Starring (and produced by) former The Big Bang Theory star Jim Parsons, Spoiler Alert does a good job of doing an old-fashioned love story in which it is mostly not dwelled upon that the couple are both men. This could be any romantic partnership anywhere; the gender of the participants is not the defining aspect.

And the early scenes are quite charming in their exploration of a relationship, from meeting cute (Ausiello makes his move because he thinks his future boyfriend Kit Cowan is checking him out in a gay bar, but it turns out Kit was looking for a female friend standing behind Ausiello) to their halting steps into a relationship, to long-time partnership.

Ausiello (Parsons) is a TV writer who is obsessed by the form – in fact in a regular gag he remembers his childhood as a cheesy 80s sitcom. Cowan (Ben Aldridge) is a photographer who doesn’t even have a TV. They have little in common, and yet they make a perfect pair.

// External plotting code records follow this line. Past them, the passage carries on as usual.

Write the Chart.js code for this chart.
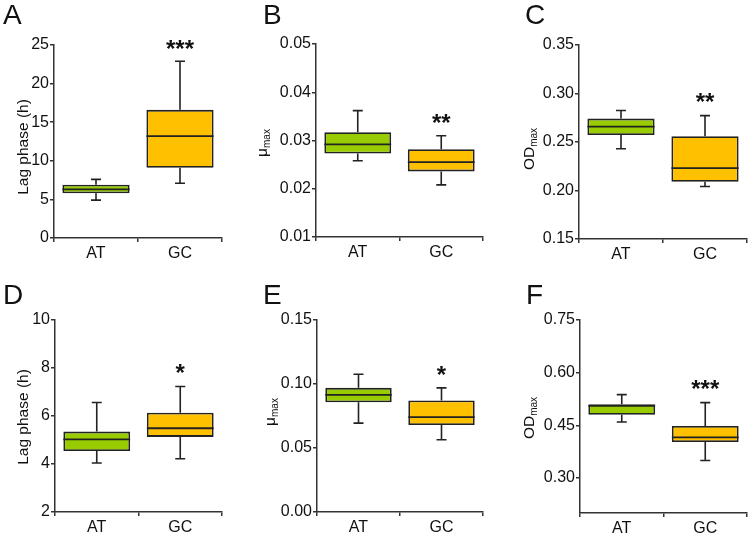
<!DOCTYPE html>
<html>
<head>
<meta charset="utf-8">
<script src="https://cdn.jsdelivr.net/npm/chart.js@4/dist/chart.umd.min.js"></script>
<style>
  body { margin: 0; background: #fff; }
  #wrap { position: relative; width: 750px; height: 533px; overflow: hidden; font-family: "Liberation Sans", Arial, sans-serif; color: #111; }
  #wrap canvas { position: absolute; left: 0; top: 0; }
  .letter { position: absolute; font-size: 28px; line-height: 28px; }
  .ytitle { position: absolute; font-size: 15.5px; line-height: 16px; white-space: nowrap; transform: translate(-50%, -50%) rotate(-90deg); }
  .ytitle sub { font-size: 10px; vertical-align: -3px; }
</style>
</head>
<body>
<div id="wrap">
  <canvas id="cA" width="750" height="533"></canvas>
  <canvas id="cB" width="750" height="533"></canvas>
  <canvas id="cC" width="750" height="533"></canvas>
  <canvas id="cD" width="750" height="533"></canvas>
  <canvas id="cE" width="750" height="533"></canvas>
  <canvas id="cF" width="750" height="533"></canvas>

  <div class="letter" style="left:3px;top:1px">A</div>
  <div class="letter" style="left:263px;top:1px">B</div>
  <div class="letter" style="left:525px;top:1px">C</div>
  <div class="letter" style="left:3px;top:281px">D</div>
  <div class="letter" style="left:263px;top:281px">E</div>
  <div class="letter" style="left:526px;top:281px">F</div>

  <div class="ytitle" style="left:23px;top:147px">Lag phase (h)</div>
  <div class="ytitle" style="left:264px;top:143px">μ<sub>max</sub></div>
  <div class="ytitle" style="left:531px;top:149px">OD<sub>max</sub></div>
  <div class="ytitle" style="left:23px;top:417px">Lag phase (h)</div>
  <div class="ytitle" style="left:272px;top:412px">μ<sub>max</sub></div>
  <div class="ytitle" style="left:531px;top:418px">OD<sub>max</sub></div>
</div>

<script>
'use strict';

const groups = ['AT', 'GC'];
const boxColors = ['#99CC00', '#FFC000'];

// five-number summaries: [min, q1, median, q3, max]
const lagA_AT = [4.9, 5.8, 6.3, 6.9, 7.6];
const lagA_GC = [7.1, 9.1, 13.2, 16.6, 22.9];
const muB_AT = [0.0258, 0.0273, 0.0292, 0.0317, 0.0362];
const muB_GC = [0.0208, 0.0236, 0.0255, 0.0282, 0.0310];
const odC_AT = [0.2431, 0.2572, 0.2659, 0.2741, 0.2824];
const odC_GC = [0.2041, 0.2090, 0.2231, 0.2559, 0.2772];
const lagD_AT = [4.04, 4.54, 5.03, 5.35, 6.56];
const lagD_GC = [4.22, 5.13, 5.49, 6.14, 7.23];
const muE_AT = [0.0694, 0.0858, 0.0915, 0.0970, 0.1076];
const muE_GC = [0.0564, 0.0679, 0.0741, 0.0871, 0.0970];
const odF_AT = [0.4595, 0.4802, 0.5050, 0.5098, 0.5374];
const odF_GC = [0.3496, 0.4020, 0.4154, 0.4480, 0.5145];

// y tick labels
const ticksA = [0, 5, 10, 15, 20, 25];
const ticksB = [0.01, 0.02, 0.03, 0.04, 0.05];
const ticksC = [0.15, 0.20, 0.25, 0.30, 0.35];
const ticksD = [2, 4, 6, 8, 10];
const ticksE = [0.00, 0.05, 0.10, 0.15];
const ticksF = [0.30, 0.45, 0.60, 0.75];

// significance marks over GC: [text, value at glyph centre]
const starsA = ['***', 25.2];
const starsB = ['**', 0.0348];
const starsC = ['**', 0.297];
const starsD = ['*', 8.04];
const starsE = ['*', 0.1117];
const starsF = ['***', 0.570];

const Y_AXIS_W = 50;
const X_AXIS_H = 25;

// id, data, ticks, y range, decimals, stars, plot area [left, top, right, bottom]
const panels = [
  { id: 'cA', at: lagA_AT, gc: lagA_GC, ticks: ticksA, min: 0, max: 25, dec: 0, stars: starsA, area: [54, 45, 222, 238] },
  { id: 'cB', at: muB_AT, gc: muB_GC, ticks: ticksB, min: 0.01, max: 0.05, dec: 2, stars: starsB, area: [316, 44, 483, 237] },
  { id: 'cC', at: odC_AT, gc: odC_GC, ticks: ticksC, min: 0.15, max: 0.35, dec: 2, stars: starsC, area: [579, 45, 747, 239] },
  { id: 'cD', at: lagD_AT, gc: lagD_GC, ticks: ticksD, min: 2, max: 10, dec: 0, stars: starsD, area: [55, 320, 222, 512] },
  { id: 'cE', at: muE_AT, gc: muE_GC, ticks: ticksE, min: 0, max: 0.15, dec: 2, stars: starsE, area: [317, 320, 483, 512] },
  { id: 'cF', at: odF_AT, gc: odF_GC, ticks: ticksF, min: 0.2, max: 0.75, dec: 2, stars: starsF, area: [580, 320, 747, 513] }
];

// whiskers, medians and stars drawn from the chart's own scales
const boxPlotExtras = {
  id: 'boxPlotExtras',
  afterDatasetsDraw(chart, args, opts) {
    const ctx = chart.ctx;
    const x = chart.scales.x;
    const y = chart.scales.y;
    const bars = chart.getDatasetMeta(0).data;
    ctx.save();
    ctx.strokeStyle = '#222';
    ctx.lineCap = 'butt';
    opts.summaries.forEach((s, i) => {
      const cx = x.getPixelForValue(i);
      const half = bars[i].width / 2;
      const cap = 5;
      ctx.lineWidth = 1.6;
      ctx.beginPath();
      // upper whisker
      ctx.moveTo(cx, y.getPixelForValue(s[3]));
      ctx.lineTo(cx, y.getPixelForValue(s[4]));
      ctx.moveTo(cx - cap, y.getPixelForValue(s[4]));
      ctx.lineTo(cx + cap, y.getPixelForValue(s[4]));
      // lower whisker
      ctx.moveTo(cx, y.getPixelForValue(s[1]));
      ctx.lineTo(cx, y.getPixelForValue(s[0]));
      ctx.moveTo(cx - cap, y.getPixelForValue(s[0]));
      ctx.lineTo(cx + cap, y.getPixelForValue(s[0]));
      ctx.stroke();
      // median
      ctx.lineWidth = 1.8;
      ctx.beginPath();
      ctx.moveTo(cx - half, y.getPixelForValue(s[2]));
      ctx.lineTo(cx + half, y.getPixelForValue(s[2]));
      ctx.stroke();
    });
    ctx.fillStyle = '#111';
    ctx.font = 'bold 24px "Liberation Sans", Arial, sans-serif';
    ctx.textAlign = 'center';
    ctx.textBaseline = 'alphabetic';
    const sy = y.getPixelForValue(opts.stars[1]);
    ctx.fillText(opts.stars[0], x.getPixelForValue(1), sy + 13.5);
    ctx.restore();
  }
};

function makePanel(p) {
  const ctx = document.getElementById(p.id).getContext('2d');
  const summaries = [p.at, p.gc];
  const [left, top, right, bottom] = p.area;
  return new Chart(ctx, {
    type: 'bar',
    data: {
      labels: groups,
      datasets: [{
        data: summaries.map(s => [s[1], s[3]]),
        backgroundColor: boxColors,
        borderColor: '#222',
        borderWidth: 1.8,
        borderSkipped: false,
        barPercentage: 0.8,
        categoryPercentage: 1
      }]
    },
    options: {
      responsive: false,
      animation: false,
      events: [],
      layout: {
        padding: { left: left - Y_AXIS_W, top: top, right: 750 - right, bottom: 533 - bottom - X_AXIS_H }
      },
      plugins: {
        legend: { display: false },
        tooltip: { enabled: false },
        boxPlotExtras: { summaries: summaries, stars: p.stars }
      },
      scales: {
        x: {
          offset: true,
          grid: { drawOnChartArea: false, tickLength: 4, color: '#333', lineWidth: 1.5 },
          border: { color: '#333', width: 1.5 },
          ticks: { color: '#111', padding: 2, font: { family: '"Liberation Sans", Arial, sans-serif', size: 16 } },
          afterFit: s => { s.height = X_AXIS_H; }
        },
        y: {
          min: p.min,
          max: p.max,
          grid: { drawOnChartArea: false, tickLength: 4, color: '#333', lineWidth: 1.5 },
          border: { color: '#333', width: 1.5 },
          ticks: {
            color: '#111',
            padding: 1,
            font: { family: '"Liberation Sans", Arial, sans-serif', size: 16 },
            callback: v => Number(v).toFixed(p.dec)
          },
          afterBuildTicks: s => { s.ticks = p.ticks.map(v => ({ value: v })); },
          afterFit: s => { s.width = Y_AXIS_W; }
        }
      }
    },
    plugins: [boxPlotExtras]
  });
}

panels.forEach(makePanel);
</script>
</body>
</html>
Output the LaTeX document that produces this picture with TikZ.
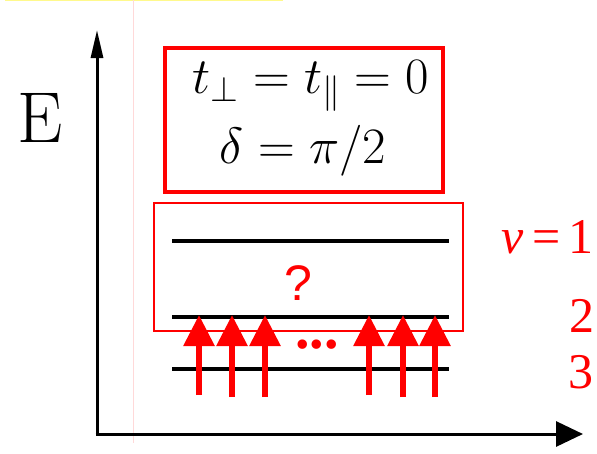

Simple economic question: How do a writer for TV Guide and a self-employed, rarely working photographer afford such a great New York apartment? Believe me, I was once offered a job writing for TV Guide and I had to turn it down because the salary was so low that I couldn’t afford to take it even though I would have loved the job. Granted, I was not on Ausiello’s level on the food chain there, but still….

Everything is sweet and charming, until – as so often happens – life got in the way. Or death, more like. Kit was diagnosed with cancer, and Spoiler Alert becomes a very different movie, a much more serious, slightly depressing one.

That said, as much as the cancer destroys their lives, oddly the film just slightly whitewashes the disease. It is rare that we see Kit really sick. In fact other than losing his hair and getting ashen and fatigued at the very end, Kit seems mostly rather healthy – or at least able to live rather normally – through much of the entire ordeal.

Spoiler Alert co-star Sally Field (she plays Kit’s doting mom here) played a woman dying of cancer in the mostly overlooked 2006 drama Two Weeks, in which the horrors of dying of cancer were examined much more starkly – for better or worse. (It’s certainly more difficult to watch, but that film did capture the hideous scourge of cancer much more realistically.)

However, despite the downer of an ending – as the book title warns, Spoiler Alert: The Hero Dies – this film will probably be mostly remembered for the earlier scenes of the building of a loving relationship. Which is probably as it should be.